Still, he added that the expectation for 2008 "is that it will end with significant growth for the Israeli economy, higher than that of any other Western economy.
"This is the result of well-balanced fiscal policy and monetary discipline, instituted at times under very difficult circumstances by the Ministry of Finance, with the backing of the government."
Both Barak and Public Security Minister Avi Dichter spoke out against the budget proposal.
"The State of Israel loses NIS 13b. every year from crime, and the police and the Defense Ministry are not receiving the appropriate budget for this," Dichter said.
Barak said more money was needed to provide adequate defense.
But Olmert took issue with both men.
He told Dichter the police would have more money to fight crime if it had not spent so much time fighting political corruption. While that was important, it could not come at the expense of the personal safety of Israelis, Olmert said.
It was not acceptable that a woman was gunned down on a Bat Yam beach recently while detectives sat 50 meters away, he said.
Turning to Barak, the prime minister said he had transferred more money to the defense budget during his time in office than Barak had when the Labor Party leader had been prime minister and IDF chief of General Staff.
In a further dig to Barak, he said "I want to tell you something cautiously Ehud, and I'm saying this out of a lack of desire to lock horns but if I had such plans for the coming months, I would."
After the cabinet meeting, Shas chairman Eli Yishai spoke out against the draft budget and in particular against the way it was being presented.
For the first time, instead of presenting a single draft budget, Bar-On has offered two alternative budgets.

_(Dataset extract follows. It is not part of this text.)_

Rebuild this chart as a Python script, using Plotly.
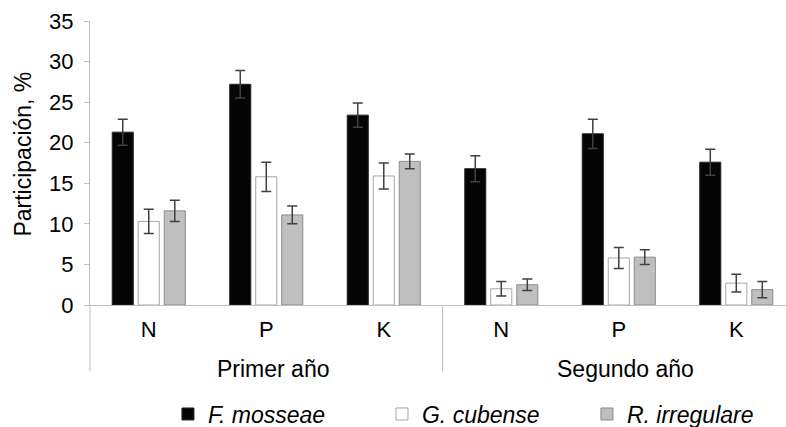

The first favors the Defense Ministry and would require it to scale back its budgetary requests by only NIS 900 million, while social welfare would have to make do with NIS 1.2b. less and local government would have to trim NIS 160m. from its requests.
In the second option, the Defense Ministry would have to trim NIS 2.1b. from its budgetary requests, while social welfare would have to scale back only NIS 117m. and local government only 30m.
After the meeting, Yishai told Army Radio that "choosing between defense and social welfare is like choosing between your firstborn and your second-born."
Yishai added that Israel was in good economic condition compared to the rest of the world and that no cuts to budget requests should be made at all.
Pensioners Minister Rafi Eitan said that if the elderly were adversely affected by the 2009 state budget, the Gil Pensioners Party would force an early national election.
Bar-On plans to meet with ministers this week to lobby for the budget. The cabinet is set to further debate the budget at its meeting next Sunday.